In certain circumstances, out-of-state CPAs or CPA firms may enter the state to perform work without a Kentucky license. KRS 325.301(11) governs this practice as states as follows:
"Nothing contained in this chapter shall require a certified public accountant or firm of certified public accountants licensed by another state or foreign country to obtain a license to practice in this Commonwealth if the certified public accountant or firm of certified public accountants enter this Commonwealth solely to:
(a) Conduct a peer review of a firm; or
(b) Perform attestation work, incidental to an engagement which was initiated with a client located outside of the Commonwealth and has extended into the Commonwealth due to common ownership or existence of a subsidiary, assets, or other operations located within the Commonwealth."
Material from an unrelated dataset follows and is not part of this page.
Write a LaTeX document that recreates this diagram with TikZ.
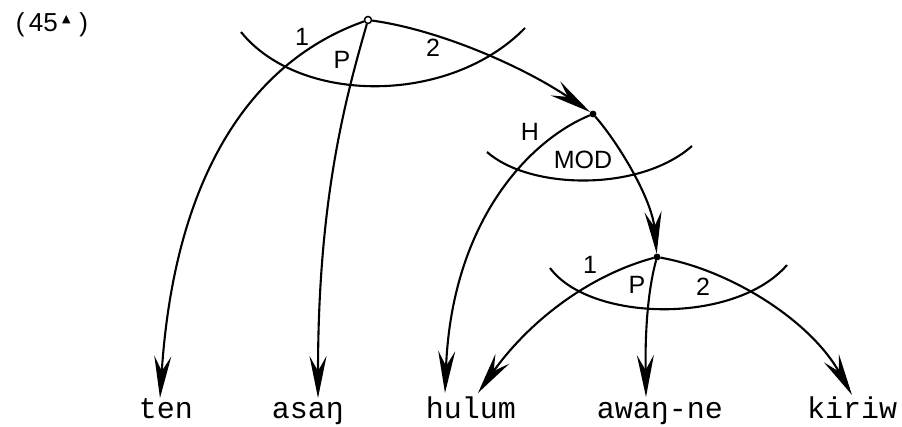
\documentclass[tikz,border=0pt]{standalone}
\usepackage{fontspec}
\setmainfont{Liberation Sans}
\newfontfamily\wordfont{Liberation Mono}
\newfontfamily\symfont{DejaVu Sans}
\usetikzlibrary{arrows.meta}
\begin{document}
\begin{tikzpicture}[x=1pt,y=-1pt,
  dot/.style={circle,draw,fill=black,inner sep=0pt,minimum size=6pt,line width=0.8pt},
  opendot/.style={circle,draw,fill=white,inner sep=0pt,minimum size=7pt,line width=1.5pt},
  arc/.style={line width=2.1pt},
  dep/.style={line width=2.1pt,-{Stealth[length=42pt,width=17pt,inset=15pt]}},
  word/.style={font=\wordfont\fontsize{30}{30}\selectfont,anchor=base,inner sep=0pt},
  role/.style={font=\fontsize{25}{25}\selectfont,inner sep=0pt}]
\useasboundingbox (0,0) rectangle (902,427);

% example number
\node[font=\fontsize{26}{26}\selectfont,inner sep=0pt] (num) at (52,25)
  {(\,45\,\raisebox{0.35em}{\symfont\fontsize{11}{11}\selectfont ▲}\,\,)};

% head points
\node[opendot] (t1) at (368,20) {};
\node[dot] (t2) at (593,114) {};
\node[dot] (t3) at (657,257) {};

% arrow tips above the words
\coordinate (tenTip) at (160,398);
\coordinate (asanTip) at (318,398);
\coordinate (hulumTip) at (445,393);
\coordinate (hulumTipB) at (478,393);
\coordinate (awanTip) at (646,397);
\coordinate (kiriwTip) at (852,395);

% words
\node[word] (ten) at (166,418) {ten};
\node[word] (asan) at (308,418) {asaŋ};
\node[word] (hulum) at (471,418) {hulum};
\node[word] (awan) at (660,418) {awaŋ-ne};
\node[word] (kiriw) at (852,418) {kiriw};

% crossing arcs of the three constructions
\coordinate (c1a) at (241,32); \coordinate (c1b) at (525,28);
\coordinate (c2a) at (487,152); \coordinate (c2b) at (692,146);
\coordinate (c3a) at (550,268); \coordinate (c3b) at (787,265);
\draw[arc] (c1a) .. controls (300,105) and (450,105) .. (c1b);
\draw[arc] (c2a) .. controls (530,190) and (640,192) .. (c2b);
\draw[arc] (c3a) .. controls (590,322) and (735,325) .. (c3b);

% top construction
\draw[dep] (t1) .. controls (255,60) and (175,170) .. (tenTip);
\draw[dep] (t1) .. controls (345,100) and (318,200) .. (asanTip);
\draw[dep] (t1) .. controls (440,30) and (524,67) .. (t2);

% modifier construction
\draw[dep] (t2) .. controls (530,140) and (452,220) .. (hulumTip);
\draw[dep] (t2) .. controls (620,145) and (652,200) .. (t3);

% lower construction
\draw[dep] (t3) .. controls (590,275) and (530,320) .. (hulumTipB);
\draw[dep] (t3) .. controls (648,290) and (645,330) .. (awanTip);
\draw[dep] (t3) .. controls (730,270) and (810,320) .. (kiriwTip);

% role labels
\node[role] (l11) at (302,37) {1};
\node[role] (l1p) at (342,60) {P};
\node[role] (l12) at (433,48) {2};
\node[role] (l2h) at (530,132) {H};
\node[role] (l2m) at (583,160) {MOD};
\node[role] (l31) at (590,265) {1};
\node[role] (l3p) at (637,285) {P};
\node[role] (l32) at (703,287) {2};
\end{tikzpicture}
\end{document}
One of the most frequent areas of dispute between CPAs and their clients, or former clients, is over client records. When the Board receives a request from a consumer, the person is referred to the Consumer Guide section of this site, which contains information regarding how to obtain their records from the CPA. CPAs are encouraged to review KRS 325.420
for detailed information concerning their responsibility regarding client records. Sometimes these situations involve disputes beyond the state statute on client records. When this occurs contact an attorney for guidance.